Il y a tout juste cinq siècles, l’histoire des campagnes a été marquée par l’un des soulèvements les plus radicaux que l’on connaisse. En avril-mai 1525, éclatait le soulèvement des « Rustauds » en Alsace. Cette révolte constitue la version occidentale de la guerre des paysans, un ensemble d’insurrections qui déferle alors sur l’Allemagne du sud depuis un an. Le mouvement associe réforme religieuse et révolution sociale, dans l’espoir d’établir une société paysanne plus égalitaire en retournant à la vie évangélique.
Une tradition de révolte politique contre les seigneurs depuis 1493
Depuis la publication des 95 thèses de Martin Luther (1483-1546) en 1517, la diffusion du protestantisme et la traduction de la Bible en allemand, une aspiration de changement social s’est diffusée de part et d’autre du Rhin.
Chez les vignerons alsaciens, lourdement endettés par des créanciers catholiques, le mouvement connaît un vif succès. Il s’inscrit dans une tradition de révolte politique contre les seigneurs depuis 1493, celle des « Bundschuher », dont la bannière arbore comme symbole le « soulier à lacets » en opposition à la « botte à éperons », chère aux seigneurs.
Le 2 avril 1525, de premiers troubles surviennent près d’Obernai. Un an après l’insurrection des paysans de la Forêt-Noire et de Souabe sous la direction de Thomas Münzer, les Rustauds alsaciens reprennent les XII Articles (1).
Les révoltés réclament ainsi l’élection du pasteur par les fidèles et ne gardent la dîme que pour rémunérer les pasteurs selon la Bible. Ils revendiquent l’abolition du servage, la liberté de chasse et de pêche, le retour des bois usurpés aux communautés rurales, l’allègement des corvées et la suppression des charges nouvelles.
Ils mettent à l’ordre du jour la réforme de la police et de la justice, la récupération des communaux confisqués par les seigneurs et le droit à l’héritage. Dans le programme des paysans, chacun de ces articles est censé être conforme à la parole de Dieu. Le message évangélique légitime une contestation générale du régime féodal qui pèse sur les ruraux depuis des siècles.
En quelques jours, l'insurrection se diffuse
L’insurrection est générale, mais brève. En quelques jours, elle s’étend du sud au nord de l’Alsace, du Sundgau à l’Outre-Forêt. Le dimanche de Pâques 16 avril 1525, la bande d’Altorf, à côté de Molsheim, forte de 20 000 hommes peut-être, marque l’épicentre du soulèvement.

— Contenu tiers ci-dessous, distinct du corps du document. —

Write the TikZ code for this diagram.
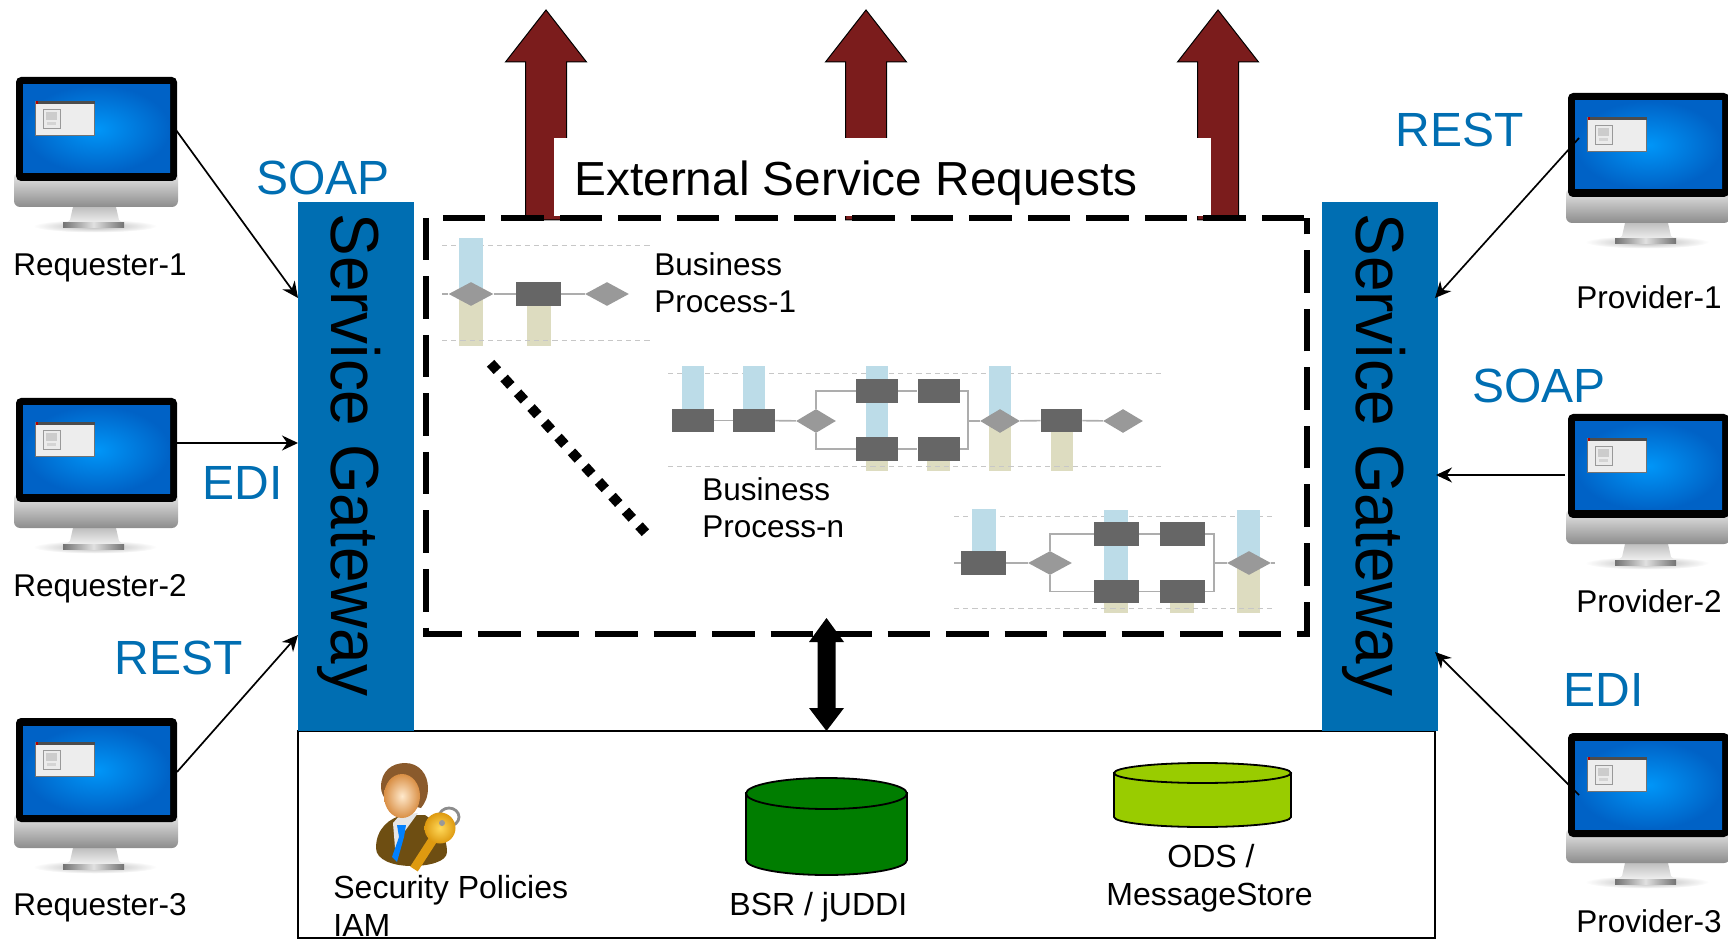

L’insurrection se diffuse durant la Semaine sainte à toute la province d’Alsace, et même sur les marches lorraines.
Le succès initial du mouvement est presque total : seules les villes de Strasbourg, Haguenau et Wissembourg échappent aux bandes paysannes. Dépassés, les notables aristocrates ou ecclésiastiques sont impuissants à endiguer le mouvement.
Le long de la Sarre, dans le bailliage d’Allemagne (2), la troupe du seigneur doit se replier, tandis que le capitaine de Sarreguemines est fait prisonnier. À compter du 22 avril, la coordination des bandes assure une unification au mouvement.
Sur l’autre rive du Rhin, certaines bandes, comme celle des paysans de l’Ortenau, près de Fribourg, se dispersent contre une amnistie et la conclusion d’un accord, le 25 mai à Rechen, par lequel ils obtiennent des concessions inspirées des XII Articles. L’espoir semble être de mise.
(1) Texte adopté en mars 1525 par les paysans allemands, écrit précurseur des constitutions démocratiques, des Droits de l'homme en Europe et des revendications de la Révolution française. (2) Une des trois circonscriptions du duché de Lorraine.